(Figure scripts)
-- start --
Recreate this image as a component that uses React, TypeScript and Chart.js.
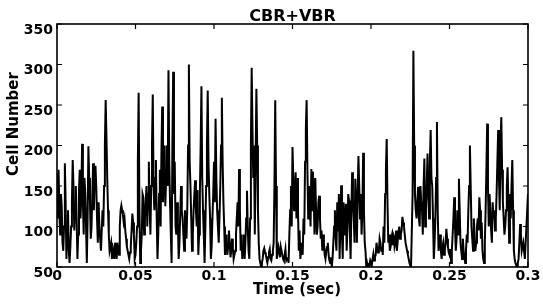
import React, { useEffect, useRef } from 'react';
import { Chart, registerables } from 'chart.js';

Chart.register(...registerables);

const titleText = 'CBR+VBR';
const xAxisTitle = 'Time (sec)';
const yAxisTitle = 'Cell Number';

const xTickValues = [0, 0.05, 0.1, 0.15, 0.2, 0.25, 0.3];
const xTickLabels = ['0', '0.05', '0.1', '0.15', '0.2', '0.25', '0.3'];
const yTickValues = [50, 100, 150, 200, 250, 300, 350];
const yTickLabels = ['50', '100', '150', '200', '250', '300', '350'];

const timeSpan = 0.3; // seconds covered by the samples

const cellNumbers = [
  165, 110, 170, 120, 90, 140, 125, 80, 70, 100, 178, 130, 60, 95, 120, 70, 55, 75, 100, 130, 182, 150, 95, 120, 150, 110, 60, 90, 145, 170, 110, 140, 202, 130, 90, 160, 140, 100, 55, 110, 199, 160,
  130, 85, 100, 140, 178, 120, 165, 175, 150, 110, 80, 130, 100, 85, 70, 95, 120, 100, 150, 200, 256, 210, 160, 120, 90, 70, 75, 80, 60, 65, 70, 60, 80, 72, 60, 80, 70, 65, 100, 120,
  126, 120, 115, 105, 110, 95, 85, 75, 70, 65, 60, 68, 75, 95, 116, 105, 90, 60, 65, 80, 100, 180, 265, 120, 55, 70, 90, 140, 136, 90, 110, 130, 150, 100, 140, 180, 125, 90, 150, 200,
  263, 150, 120, 160, 182, 110, 60, 90, 140, 170, 100, 190, 248, 130, 160, 200, 125, 160, 200, 150, 293, 180, 130, 90, 55, 200, 291, 140, 180, 100, 90, 130, 105, 60, 80, 115, 150, 120, 110, 90,
  70, 120, 100, 85, 125, 200, 300, 180, 150, 110, 70, 90, 120, 140, 157, 120, 100, 145, 65, 90, 140, 200, 273, 160, 120, 90, 55, 100, 150, 200, 268, 180, 140, 110, 60, 75, 110, 140, 180, 130,
  233, 160, 120, 100, 80, 110, 150, 200, 259, 180, 130, 100, 65, 80, 90, 65, 75, 95, 80, 62, 70, 85, 75, 60, 65, 70, 90, 110, 130, 100, 171, 120, 70, 90, 60, 75, 90, 60, 80, 110,
  144, 100, 70, 60, 110, 200, 296, 220, 160, 200, 90, 180, 270, 200, 120, 80, 60, 55, 50, 55, 60, 70, 73, 68, 65, 60, 55, 62, 68, 72, 60, 58, 65, 70, 80, 150, 256, 150, 60, 70,
  75, 68, 62, 75, 70, 65, 60, 58, 65, 72, 58, 60, 62, 55, 90, 120, 150, 100, 198, 160, 120, 140, 167, 110, 160, 120, 70, 95, 60, 70, 80, 65, 110, 90, 180, 220, 256, 170, 110, 150,
  130, 100, 171, 120, 168, 140, 90, 160, 120, 90, 100, 130, 138, 110, 85, 95, 70, 90, 80, 65, 60, 70, 75, 80, 65, 58, 55, 62, 50, 60, 80, 100, 120, 85, 70, 130, 95, 140, 60, 100,
  151, 90, 60, 130, 110, 90, 128, 70, 100, 140, 132, 95, 60, 120, 167, 130, 110, 80, 159, 130, 80, 140, 187, 150, 110, 140, 90, 120, 191, 120, 80, 70, 50, 55, 50, 50, 52, 58, 55, 52,
  60, 66, 58, 62, 65, 80, 72, 68, 70, 85, 80, 70, 75, 65, 100, 80, 140, 170, 208, 130, 80, 90, 70, 75, 85, 78, 91, 88, 75, 80, 95, 70, 82, 92, 100, 85, 90, 95, 112, 105,
  100, 90, 80, 75, 70, 65, 60, 55, 52, 50, 50, 140, 317, 200, 140, 120, 110, 130, 149, 110, 100, 150, 130, 120, 90, 150, 184, 100, 120, 150, 190, 140, 110, 180, 219, 160, 150, 110, 60, 80,
  110, 160, 229, 120, 70, 80, 90, 70, 60, 75, 80, 65, 70, 80, 97, 85, 75, 68, 65, 72, 55, 70, 90, 110, 136, 100, 70, 85, 120, 90, 159, 120, 80, 70, 60, 85, 70, 62, 55, 70,
  90, 80, 120, 150, 200, 150, 100, 85, 70, 110, 90, 70, 80, 100, 110, 95, 136, 120, 85, 105, 70, 60, 55, 80, 120, 170, 227, 150, 100, 140, 120, 95, 80, 130, 110, 120, 95, 110, 140, 180,
  219, 160, 120, 200, 235, 170, 130, 110, 90, 100, 120, 150, 173, 130, 80, 140, 110, 150, 182, 120, 70, 60, 55, 52, 50, 55, 60, 80, 103, 90, 70, 75, 80, 70, 60, 80, 100, 120, 140,
];

const FONT = 'DejaVu Sans';

const framePlugin = {
  id: 'matlabFrame',
  afterDraw(chart: any) {
    const { ctx, chartArea, scales } = chart;
    const { left, right, top, bottom } = chartArea;
    ctx.save();
    ctx.strokeStyle = '#000';
    ctx.lineWidth = 1.6;
    ctx.strokeRect(left, top, right - left, bottom - top);
    const tl = 5;
    ctx.lineWidth = 1.2;
    ctx.beginPath();
    yTickValues.forEach((v) => {
      const y = scales.y.getPixelForValue(v);
      ctx.moveTo(left, y);
      ctx.lineTo(left + tl, y);
      ctx.moveTo(right, y);
      ctx.lineTo(right - tl, y);
    });
    xTickValues.forEach((v) => {
      const x = scales.x.getPixelForValue(v);
      ctx.moveTo(x, top);
      ctx.lineTo(x, top + tl);
      ctx.moveTo(x, bottom);
      ctx.lineTo(x, bottom - tl);
    });
    ctx.stroke();

    ctx.fillStyle = '#000';
    ctx.textAlign = 'center';
    ctx.textBaseline = 'alphabetic';
    ctx.font = `bold 16px "${FONT}"`;
    ctx.fillText(titleText, (left + right) / 2, 21);

    ctx.font = `bold 15px "${FONT}"`;
    ctx.fillText(xAxisTitle, 297, 294);

    ctx.translate(18, 124);
    ctx.rotate(-Math.PI / 2);
    ctx.fillText(yAxisTitle, 0, 0);
    ctx.restore();
  },
};

export default function App() {
  const ref = useRef<HTMLCanvasElement | null>(null);

  useEffect(() => {
    if (!ref.current) return;
    const step = timeSpan / (cellNumbers.length - 1);
    const points = cellNumbers.map((v, i) => ({ x: i * step, y: v }));
    const chart = new Chart(ref.current, {
      type: 'line',
      data: {
        datasets: [
          {
            data: points,
            borderColor: '#000',
            borderWidth: 2,
            pointRadius: 0,
            tension: 0,
            fill: false,
          },
        ],
      },
      options: {
        animation: false,
        responsive: false,
        maintainAspectRatio: false,
        layout: { padding: { top: 24, right: 15, left: 0, bottom: 0 } },
        plugins: { legend: { display: false }, title: { display: false }, tooltip: { enabled: false } },
        scales: {
          x: {
            type: 'linear',
            min: 0,
            max: 0.3,
            afterBuildTicks: (scale: any) => {
              scale.ticks = xTickValues.map((v) => ({ value: v }));
            },
            afterFit: (scale: any) => {
              scale.height = 37;
            },
            grid: { display: false, drawTicks: false },
            border: { display: false },
            ticks: {
              autoSkip: false,
              maxRotation: 0,
              padding: 1,
              color: '#000',
              font: { family: FONT, size: 14, weight: 'bold' },
              callback: (_v: any, i: number) => xTickLabels[i],
            },
          },
          y: {
            type: 'linear',
            min: 50,
            max: 350,
            afterBuildTicks: (scale: any) => {
              scale.ticks = yTickValues.map((v) => ({ value: v }));
            },
            afterFit: (scale: any) => {
              scale.width = 57;
            },
            grid: { display: false, drawTicks: false },
            border: { display: false },
            ticks: {
              autoSkip: false,
              padding: 4,
              labelOffset: 6,
              color: '#000',
              font: { family: FONT, size: 14, weight: 'bold' },
              callback: (_v: any, i: number) => yTickLabels[i],
            },
          },
        },
      },
      plugins: [framePlugin],
    });
    return () => chart.destroy();
  }, []);

  return (
    <div style={{ position: 'absolute', left: 0, top: 0, width: 543, height: 304, background: '#fff' }}>
      <canvas ref={ref} width={543} height={304} style={{ display: 'block' }} />
    </div>
  );
}
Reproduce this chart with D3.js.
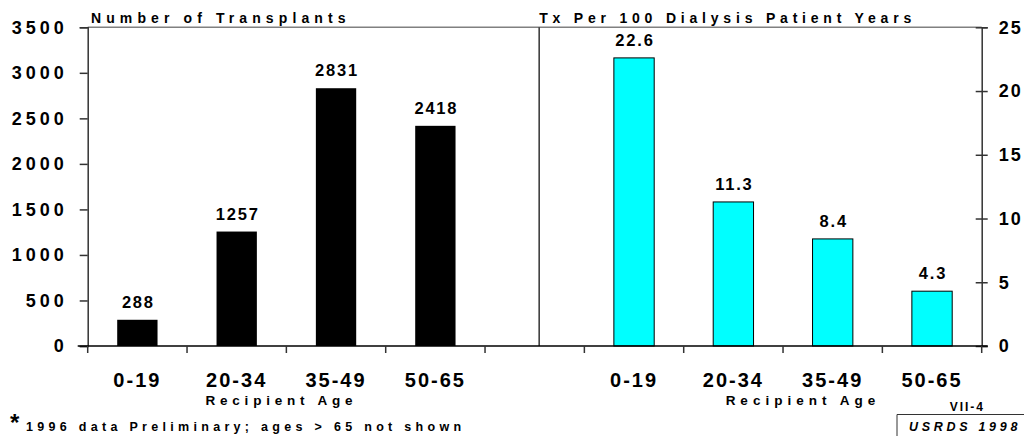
<!DOCTYPE html>
<html>
<head>
<meta charset="utf-8">
<script src="https://cdn.jsdelivr.net/npm/d3@7"></script>
<style>
  html, body { margin: 0; padding: 0; background: #fff; }
  svg { display: block; }
  svg text { font-family: "Liberation Sans", Arial, sans-serif; font-weight: bold; fill: #000; }
</style>
</head>
<body>
<div id="chart"></div>
<script>
const ageGroups   = ["0-19", "20-34", "35-49", "50-65"];
const transplants = [288, 1257, 2831, 2418];
const txRates     = [22.6, 11.3, 8.4, 4.3];
const leftTicks   = [0, 500, 1000, 1500, 2000, 2500, 3000, 3500];
const rightTicks  = [0, 5, 10, 15, 20, 25];

const W = 1024, H = 436;
const plot = { left: 87.7, right: 981.7, top: 27.3, bottom: 346 };

// 9 slots: four left groups, a gap, four right groups
const slots = ageGroups.map(a => "L" + a).concat(["gap"], ageGroups.map(a => "R" + a));

const svg = d3.select("#chart").append("svg")
  .attr("width", W)
  .attr("height", H);

const x = d3.scaleBand()
  .domain(slots)
  .range([plot.left, plot.right])
  .paddingInner(0.594)
  .paddingOuter(0.297);

const step = (plot.right - plot.left) / slots.length;
const slotStart = s => plot.left + slots.indexOf(s) * step;
const slotMid = s => x(s) + x.bandwidth() / 2;

const yL = d3.scaleLinear().domain([0, 3500]).range([plot.bottom, plot.top]);
const yR = d3.scaleLinear().domain([0, 25]).range([plot.bottom, plot.top]);

// frame
svg.append("line")
  .attr("x1", plot.left).attr("x2", plot.right)
  .attr("y1", plot.top).attr("y2", plot.top)
  .attr("stroke", "#808080").attr("stroke-width", 1.5);

const divX = slotStart("gap") + step * 0.545;
svg.append("line")
  .attr("x1", divX).attr("x2", divX)
  .attr("y1", plot.top).attr("y2", plot.bottom)
  .attr("stroke", "#333").attr("stroke-width", 1.5);

// bars
const left = transplants.map((v, i) => ({ slot: "L" + ageGroups[i], v }));
const right = txRates.map((v, i) => ({ slot: "R" + ageGroups[i], v }));

svg.selectAll(".barL")
  .data(left)
  .join("rect")
    .attr("class", "barL")
    .attr("x", d => x(d.slot))
    .attr("y", d => yL(d.v))
    .attr("width", x.bandwidth())
    .attr("height", d => plot.bottom - yL(d.v))
    .attr("fill", "#000");

svg.selectAll(".barR")
  .data(right)
  .join("rect")
    .attr("class", "barR")
    .attr("x", d => x(d.slot))
    .attr("y", d => yR(d.v))
    .attr("width", x.bandwidth())
    .attr("height", d => plot.bottom - yR(d.v))
    .attr("fill", "#00ffff")
    .attr("stroke", "#000")
    .attr("stroke-width", 1);

// value labels
svg.selectAll(".valL")
  .data(left)
  .join("text")
    .attr("x", d => slotMid(d.slot) + 1)
    .attr("y", d => yL(d.v) - 12)
    .attr("text-anchor", "middle")
    .style("font-size", "16.5px")
    .style("letter-spacing", "1.8px")
    .text(d => d.v);

svg.selectAll(".valR")
  .data(right)
  .join("text")
    .attr("x", d => slotMid(d.slot) + 1)
    .attr("y", d => yR(d.v) - 12)
    .attr("text-anchor", "middle")
    .style("font-size", "16.5px")
    .style("letter-spacing", "1.8px")
    .text(d => d.v.toFixed(1));

// left y axis
const axL = svg.append("g")
  .attr("transform", `translate(${plot.left},0)`)
  .call(d3.axisLeft(yL).tickValues(leftTicks).tickFormat(d3.format("d")).tickSize(8).tickPadding(12));
axL.select(".domain").attr("stroke", "#333").attr("stroke-width", 1.5);
axL.selectAll(".tick line").attr("stroke", "#333").attr("stroke-width", 1.5);
axL.selectAll(".tick text")
  .style("font-size", "18px")
  .style("letter-spacing", "4px");

// right y axis
const axR = svg.append("g")
  .attr("transform", `translate(${plot.right},0)`)
  .call(d3.axisRight(yR).tickValues(rightTicks).tickSize(6).tickPadding(11));
axR.select(".domain").attr("stroke", "#333").attr("stroke-width", 1.5);
axR.selectAll(".tick line").attr("x1", -6).attr("stroke", "#333").attr("stroke-width", 1.5);
axR.selectAll(".tick text")
  .style("font-size", "18px")
  .style("letter-spacing", "2px");

// bottom axis: baseline with ticks at slot boundaries
svg.append("line")
  .attr("x1", plot.left - 10).attr("x2", plot.right + 6)
  .attr("y1", plot.bottom).attr("y2", plot.bottom)
  .attr("stroke", "#000").attr("stroke-width", 1.5);

svg.selectAll(".xtick")
  .data(d3.range(slots.length + 1))
  .join("line")
    .attr("x1", i => plot.left + i * step)
    .attr("x2", i => plot.left + i * step)
    .attr("y1", plot.bottom)
    .attr("y2", plot.bottom + 7)
    .attr("stroke", "#333").attr("stroke-width", 1.5);

svg.selectAll(".xlab")
  .data(slots.filter(s => s !== "gap"))
  .join("text")
    .attr("x", s => slotMid(s))
    .attr("y", 387)
    .attr("text-anchor", "middle")
    .style("font-size", "20px")
    .style("letter-spacing", "2px")
    .text(s => s.slice(1));

// axis titles
svg.append("text")
  .attr("x", slotStart("L20-34") + step * 0.95)
  .attr("y", 405)
  .attr("text-anchor", "middle")
  .style("font-size", "13.5px")
  .style("letter-spacing", "4.8px")
  .text("Recipient Age");

svg.append("text")
  .attr("x", slotStart("R35-49") + step * 0.2)
  .attr("y", 405)
  .attr("text-anchor", "middle")
  .style("font-size", "13.5px")
  .style("letter-spacing", "5px")
  .text("Recipient Age");

svg.append("text")
  .attr("x", 91)
  .attr("y", 23)
  .style("font-size", "14px")
  .style("letter-spacing", "5.1px")
  .text("Number of Transplants");

svg.append("text")
  .attr("x", divX)
  .attr("y", 23)
  .style("font-size", "14px")
  .style("letter-spacing", "4.8px")
  .text("Tx Per 100 Dialysis Patient Years");

// footnote
svg.append("text")
  .attr("x", 10)
  .attr("y", 431)
  .style("font-size", "24px")
  .text("*");

svg.append("text")
  .attr("x", 26)
  .attr("y", 431)
  .style("font-size", "12.5px")
  .style("letter-spacing", "4.3px")
  .text("1996 data Preliminary; ages > 65 not shown");

// source box
svg.append("text")
  .attr("x", 985)
  .attr("y", 411)
  .attr("text-anchor", "end")
  .style("font-size", "12px")
  .style("letter-spacing", "2px")
  .text("VII-4");

svg.append("path")
  .attr("d", `M${W},414.5 H897 V${H}`)
  .attr("fill", "none")
  .attr("stroke", "#333")
  .attr("stroke-width", 1);

svg.append("text")
  .attr("x", 909)
  .attr("y", 431)
  .style("font-size", "12.5px")
  .style("font-style", "italic")
  .style("letter-spacing", "3.7px")
  .text("USRDS 1998");
</script>
</body>
</html>
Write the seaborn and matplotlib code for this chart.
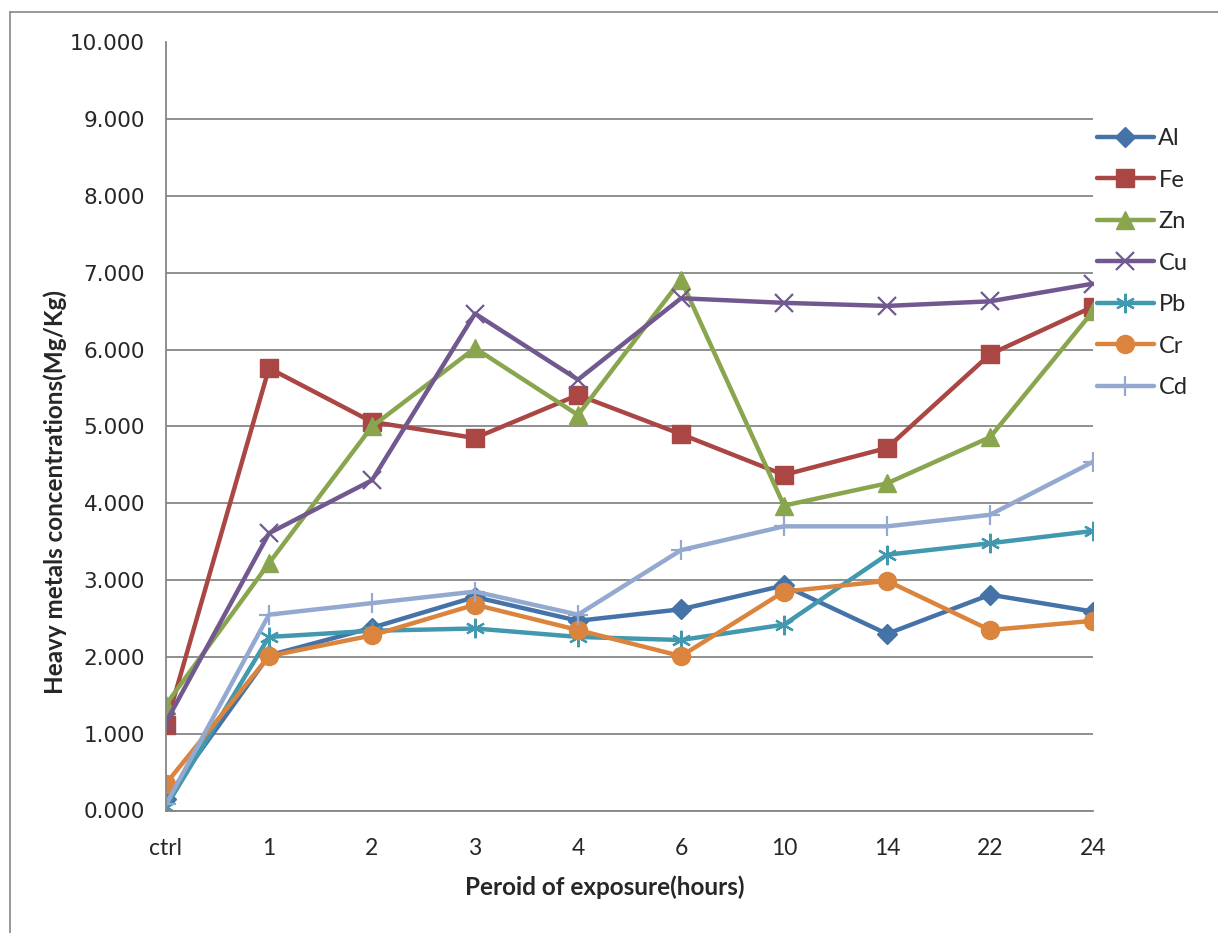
import numpy as np
import pandas as pd
import matplotlib
matplotlib.use('Agg')
import matplotlib.pyplot as plt
from matplotlib.lines import Line2D
import seaborn as sns

# data
periods = ['ctrl', '1', '2', '3', '4', '6', '10', '14', '22', '24']
al = [0.15, 2.02, 2.38, 2.78, 2.47, 2.62, 2.93, 2.30, 2.81, 2.59]
fe = [1.11, 5.76, 5.06, 4.85, 5.41, 4.90, 4.37, 4.72, 5.94, 6.56]
zn = [1.38, 3.22, 5.00, 6.02, 5.15, 6.91, 3.97, 4.26, 4.86, 6.50]
cu = [1.15, 3.61, 4.30, 6.47, 5.61, 6.67, 6.61, 6.57, 6.63, 6.86]
pb = [0.05, 2.26, 2.34, 2.37, 2.26, 2.22, 2.42, 3.33, 3.48, 3.64]
cr = [0.35, 2.01, 2.28, 2.68, 2.35, 2.01, 2.85, 2.99, 2.35, 2.47]
cd = [0.08, 2.55, 2.70, 2.85, 2.55, 3.39, 3.70, 3.70, 3.85, 4.54]

metals = ['Al', 'Fe', 'Zn', 'Cu', 'Pb', 'Cr', 'Cd']
series = [al, fe, zn, cu, pb, cr, cd]
colors = ['#4572A7', '#AA4643', '#89A54E', '#71588F', '#4198AF', '#DB843D', '#93A9CF']
markers = ['D', 's', '^', 'x', (6, 2, 0), 'o', '+']
msizes = [10, 13, 13, 13, 14, 13, 14]
mews = [1, 1, 1, 1.6, 1.6, 1, 1.6]

sns.set_style('white')
plt.rcParams['font.family'] = ['Lato', 'DejaVu Sans']

fig = plt.figure(figsize=(12.18, 9.33), dpi=100)
ax = fig.add_axes([166 / 1218, 1 - 810.5 / 933, (1093 - 166) / 1218, 768 / 933])

for name, vals, c, m, ms, mew in zip(metals, series, colors, markers, msizes, mews):
    df = pd.DataFrame({'period': periods, 'value': vals})
    sns.lineplot(data=df, x='period', y='value', ax=ax, color=c, lw=3.2,
                 marker=m, markersize=ms, markeredgecolor=c, markerfacecolor=c,
                 markeredgewidth=mew, label=name, sort=False)

ax.set_xlim(0, 9)
ax.set_ylim(0, 10)
ax.set_yticks(np.arange(0, 11, 1))
ax.set_yticklabels(['%.3f' % v for v in np.arange(0, 11, 1)], family='DejaVu Sans', fontsize=15.5)
ax.tick_params(axis='x', labelsize=16.5, length=7, width=1.2, color='#868686', direction='out', pad=13)
ax.tick_params(axis='y', length=7, width=1.2, color='#868686', direction='out', pad=8)
ax.yaxis.grid(True, color='#868686', lw=1.3)
ax.xaxis.grid(False)
for s in ['top', 'right']:
    ax.spines[s].set_visible(False)
for s in ['left', 'bottom']:
    ax.spines[s].set_color('#868686')
    ax.spines[s].set_linewidth(1.3)

ax.set_xlabel('Peroid of exposure(hours)', fontsize=17.5, fontweight='bold')
ax.set_ylabel('Heavy metals concentrations(Mg/Kg)', fontsize=17.5, fontweight='bold')
ax.xaxis.set_label_coords((605 - 166) / 927, (810.5 - 875) / 768)
ax.yaxis.set_label_coords((67 - 166) / 927, (810.5 - 492) / 768)

ax.legend(loc='upper left', bbox_to_anchor=(1097 / 1218, 1 - 128 / 933),
          bbox_transform=fig.transFigure, frameon=False, fontsize=17,
          handlelength=2.4, labelspacing=0.87, handletextpad=0.2,
          borderpad=0, borderaxespad=0)

# outer chart border
fig.add_artist(Line2D([10 / 1218, 10 / 1218], [0, 1 - 12 / 933], color='#868686', lw=1.2))
fig.add_artist(Line2D([10 / 1218, 1], [1 - 12 / 933, 1 - 12 / 933], color='#868686', lw=1.2))

fig.savefig('out.png', dpi=100)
-- end --
= EXERCISE GOAL =
Exactly as they stand, quote the lines beginning with the one that contains "Write the seaborn" and ending with the one that contains "ax.spines[s].set_linewidth(1.3)", with no pictures.

= THE OUTPUT =
Write the seaborn and matplotlib code for this chart.
import numpy as np
import pandas as pd
import matplotlib
matplotlib.use('Agg')
import matplotlib.pyplot as plt
from matplotlib.lines import Line2D
import seaborn as sns

# data
periods = ['ctrl', '1', '2', '3', '4', '6', '10', '14', '22', '24']
al = [0.15, 2.02, 2.38, 2.78, 2.47, 2.62, 2.93, 2.30, 2.81, 2.59]
fe = [1.11, 5.76, 5.06, 4.85, 5.41, 4.90, 4.37, 4.72, 5.94, 6.56]
zn = [1.38, 3.22, 5.00, 6.02, 5.15, 6.91, 3.97, 4.26, 4.86, 6.50]
cu = [1.15, 3.61, 4.30, 6.47, 5.61, 6.67, 6.61, 6.57, 6.63, 6.86]
pb = [0.05, 2.26, 2.34, 2.37, 2.26, 2.22, 2.42, 3.33, 3.48, 3.64]
cr = [0.35, 2.01, 2.28, 2.68, 2.35, 2.01, 2.85, 2.99, 2.35, 2.47]
cd = [0.08, 2.55, 2.70, 2.85, 2.55, 3.39, 3.70, 3.70, 3.85, 4.54]

metals = ['Al', 'Fe', 'Zn', 'Cu', 'Pb', 'Cr', 'Cd']
series = [al, fe, zn, cu, pb, cr, cd]
colors = ['#4572A7', '#AA4643', '#89A54E', '#71588F', '#4198AF', '#DB843D', '#93A9CF']
markers = ['D', 's', '^', 'x', (6, 2, 0), 'o', '+']
msizes = [10, 13, 13, 13, 14, 13, 14]
mews = [1, 1, 1, 1.6, 1.6, 1, 1.6]

sns.set_style('white')
plt.rcParams['font.family'] = ['Lato', 'DejaVu Sans']

fig = plt.figure(figsize=(12.18, 9.33), dpi=100)
ax = fig.add_axes([166 / 1218, 1 - 810.5 / 933, (1093 - 166) / 1218, 768 / 933])

for name, vals, c, m, ms, mew in zip(metals, series, colors, markers, msizes, mews):
    df = pd.DataFrame({'period': periods, 'value': vals})
    sns.lineplot(data=df, x='period', y='value', ax=ax, color=c, lw=3.2,
                 marker=m, markersize=ms, markeredgecolor=c, markerfacecolor=c,
                 markeredgewidth=mew, label=name, sort=False)

ax.set_xlim(0, 9)
ax.set_ylim(0, 10)
ax.set_yticks(np.arange(0, 11, 1))
ax.set_yticklabels(['%.3f' % v for v in np.arange(0, 11, 1)], family='DejaVu Sans', fontsize=15.5)
ax.tick_params(axis='x', labelsize=16.5, length=7, width=1.2, color='#868686', direction='out', pad=13)
ax.tick_params(axis='y', length=7, width=1.2, color='#868686', direction='out', pad=8)
ax.yaxis.grid(True, color='#868686', lw=1.3)
ax.xaxis.grid(False)
for s in ['top', 'right']:
    ax.spines[s].set_visible(False)
for s in ['left', 'bottom']:
    ax.spines[s].set_color('#868686')
    ax.spines[s].set_linewidth(1.3)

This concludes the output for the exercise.